The Jackson School of Global Affairs officially welcomed its new class of graduate students to Yale on Tuesday, August 29, during the Matriculation Ceremony in Horchow Hall.

The incoming class of 39 students includes 34 students in the two-year Master in Public Policy in Global Affairs program and five students in the Master of Advanced Studies in Global Affairs program. There are also three students enrolled in the five-year BA/MPP degree program for Yale College students. Of the 34 MPP students, three are pursuing joint degrees with Yale Law School and two are pursuing a joint degree with the Yale School of Management.

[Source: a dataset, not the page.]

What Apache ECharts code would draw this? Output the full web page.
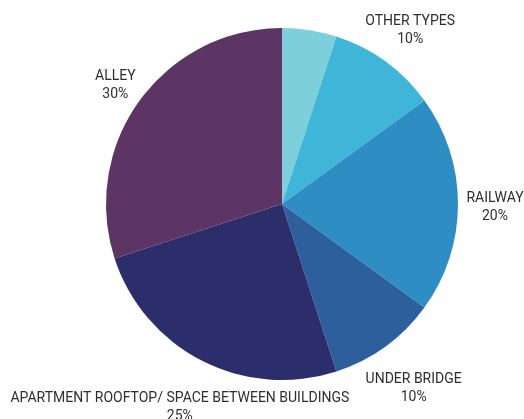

The diverse group of students represents nearly 20 countries — 53% of the class is made up of international students. Collectively, they speak 26 languages, including Japanese, Turkish, and Bulgarian. Students of color from the U.S. make up 38% of the class. The average amount of work experience of the class is five years.

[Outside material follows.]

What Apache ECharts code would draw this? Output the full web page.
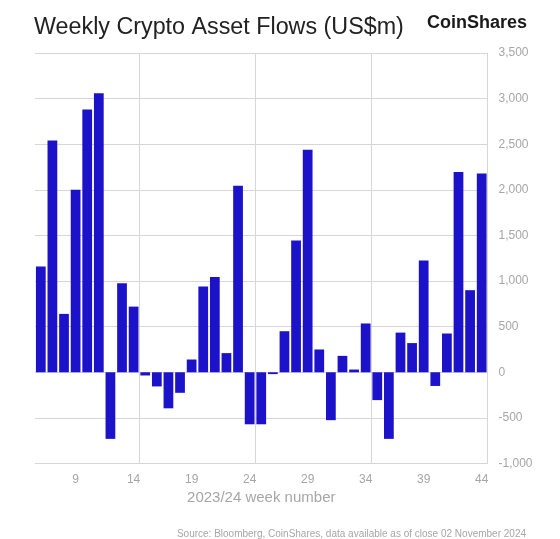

In his remarks, Jim Levinsohn, dean of the Jackson School and Charles W. Goodyear Professor of Global Affairs, seized upon the wide range of cultures and experiences the class offers to urge the students to build meaningful relationships that will enrich them long after they’ve left Yale.

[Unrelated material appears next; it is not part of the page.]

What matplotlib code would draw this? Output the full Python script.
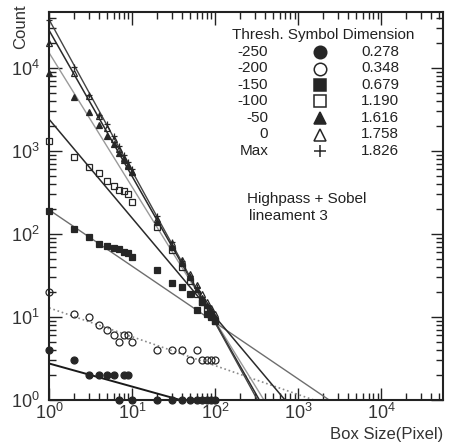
import matplotlib
matplotlib.use("Agg")
import matplotlib.pyplot as plt
import numpy as np
from matplotlib.ticker import LogLocator, NullFormatter

plt.rcParams["font.family"] = ["Liberation Sans", "DejaVu Sans"]

box_size = [1, 2, 3, 4, 5, 6, 7, 8, 9, 10, 20, 30, 40, 50, 60, 70, 80, 90, 100]

thresholds = ["-250", "-200", "-150", "-100", "-50", "0", "Max"]
dimensions = [0.278, 0.348, 0.679, 1.190, 1.616, 1.758, 1.826]
# log10 of fitted count at box size 1
intercepts = [0.44, 1.11, 2.29, 3.38, 4.18, 4.45, 4.58]

count_m250 = [4, 3, 2, 2, 2, 2, 1, 2, 2, 1, 1, 1, 1, 1, 1, 1, 1, 1, 1]
count_m200 = [20, 11, 10, 8, 7, 6, 5, 6, 6, 5, 4, 4, 4, 3, 4, 3, 3, 3, 3]
count_m150 = [190, 115, 92, 76, 72, 68, 66, 60, 59, 53, 37, 26, 23, 19, 12, 15, 11, 10, 9]
count_m100 = [1320, 850, 640, 540, 435, 380, 340, 330, 300, 245, 120, 64, 40, 27, 19, 15, 13, 11, 9]
count_m50 = [8700, 4500, 2950, 2050, 1500, 1200, 950, 780, 650, 560, 140, 70, 45, 30, 22, 17, 14, 12, 10]
count_0 = [20000, 8700, 4600, 2600, 1900, 1400, 1050, 820, 680, 560, 150, 78, 48, 33, 24, 19, 15, 13, 11]
count_max = [38000, 10200, 4700, 2700, 2100, 1500, 1150, 900, 730, 600, 165, 80, 47, 31, 23, 17, 13, 11, 9]

counts = [count_m250, count_m200, count_m150, count_m100, count_m50, count_0, count_max]

ink = "#262626"
markers = [
    dict(marker="o", mfc=ink, mec=ink),
    dict(marker="o", mfc="none", mec=ink),
    dict(marker="s", mfc=ink, mec=ink),
    dict(marker="s", mfc="none", mec=ink),
    dict(marker="^", mfc=ink, mec=ink),
    dict(marker="^", mfc="none", mec=ink),
    dict(marker="+", mfc=ink, mec=ink),
]
fit_styles = [
    dict(color="#1a1a1a", lw=1.4, ls="-"),
    dict(color="#8a8a8a", lw=1.2, ls=":"),
    dict(color="#6e6e6e", lw=1.0, ls="-"),
    dict(color="#2a2a2a", lw=1.1, ls="-"),
    dict(color="#9a9a9a", lw=1.0, ls="-"),
    dict(color="#2a2a2a", lw=1.1, ls="-"),
    dict(color="#444444", lw=1.0, ls="-"),
]

fig = plt.figure(figsize=(4.51, 4.46), dpi=100)
ax = fig.add_axes([0.109, 0.103, 0.873, 0.870])

for cnt, mk, dim, b0, st in zip(counts, markers, dimensions, intercepts, fit_styles):
    x_end = 10 ** (b0 / dim)
    xs = np.array([1.0, x_end])
    ax.plot(xs, 10 ** b0 * xs ** (-dim), **st, zorder=2)
    ax.plot(box_size, cnt, ls="none", ms=5, mew=0.9, zorder=3, clip_on=False, **mk)

ax.set_xscale("log")
ax.set_yscale("log")
ax.set_xlim(1, 5.5e4)
ax.set_ylim(1, 4.7e4)

for axis in (ax.xaxis, ax.yaxis):
    axis.set_major_locator(LogLocator(base=10, numticks=10))
    axis.set_minor_locator(LogLocator(base=10, subs=np.arange(2, 10), numticks=10))
    axis.set_minor_formatter(NullFormatter())
ax.tick_params(which="both", direction="in", top=True, right=True, colors="#222222",
               labelsize=13, width=1.0)
ax.tick_params(which="major", length=9)
ax.tick_params(which="minor", length=5)
ax.tick_params(axis="x", which="major", pad=2)
ax.tick_params(axis="y", which="major", pad=7)
for lab in ax.get_xticklabels() + ax.get_yticklabels():
    lab.set_color("#333333")
for sp in ax.spines.values():
    sp.set_linewidth(1.5)
    sp.set_color("#222222")

fig.text(0.045, 0.99, "Count", rotation=90, ha="center", va="top", fontsize=12, color="#333333")
fig.text(0.982, 0.01, "Box Size(Pixel)", ha="right", va="bottom", fontsize=12, color="#333333")

# legend table
tx = dict(transform=fig.transFigure, fontsize=11, color="#222222", va="center")
fig.text(0.515, 1 - 35 / 446, "Thresh. Symbol Dimension", ha="left", **tx)
row_y = [52, 68.5, 85, 101.5, 118, 134.5, 151]
for thr, dim, mk, y in zip(thresholds, dimensions, markers, row_y):
    yf = 1 - y / 446
    fig.text(0.595, yf, thr, ha="right", **tx)
    fig.text(0.885, yf, f"{dim:.3f}", ha="right", **tx)
    ax.plot([0.709], [yf], transform=fig.transFigure, ms=9, mew=1.1, ls="none",
            clip_on=False, **mk)

fig.text(0.548, 1 - 199 / 446, "Highpass + Sobel", ha="left", **tx)
fig.text(0.553, 1 - 216 / 446, "lineament 3", ha="left", **tx)

fig.savefig("out.png", dpi=100)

“The experiences you bring to our community are stunning,” said Levinsohn. “Learn from each other because you have so much to offer one another. You will have lots of demands on your time, but I hope you take some of that time to build relationships. That is what’s going to matter and that will be the lasting impact this school has on you.”

Levinsohn also implored the students to take advantage of all that Yale has to offer, particularly taking courses at Yale’s other graduate and professional schools and engaging with the world-class scholars at Jackson.

“You not only get the chance to learn from the best of academia, but you can put what you learn into practice with those who are applying those principles to work on the ground,” said Levinsohn.

David Simon, senior lecturer and assistant dean for graduate education at the Jackson School, reminded the students of the school’s nascence and the continued work of forming a culture and a community.

“For me, as much as the teaching and practice is important,” said Simon, “the opportunity to build upon a community is an opportunity I relish — and I hope you all do, as well.”

Maytal Saltiel, interim university chaplain at Yale, delivered the benediction, reading from Irish poet John O’Donohue’s “For a New Beginning:

Though your destination is not yet clear
You can trust the promise of this opening;
Unfurl yourself into the grace of beginning
That is at one with your life’s desire.

The ceremony was followed by a celebratory lunch on the lawn outside of Horchow Hall.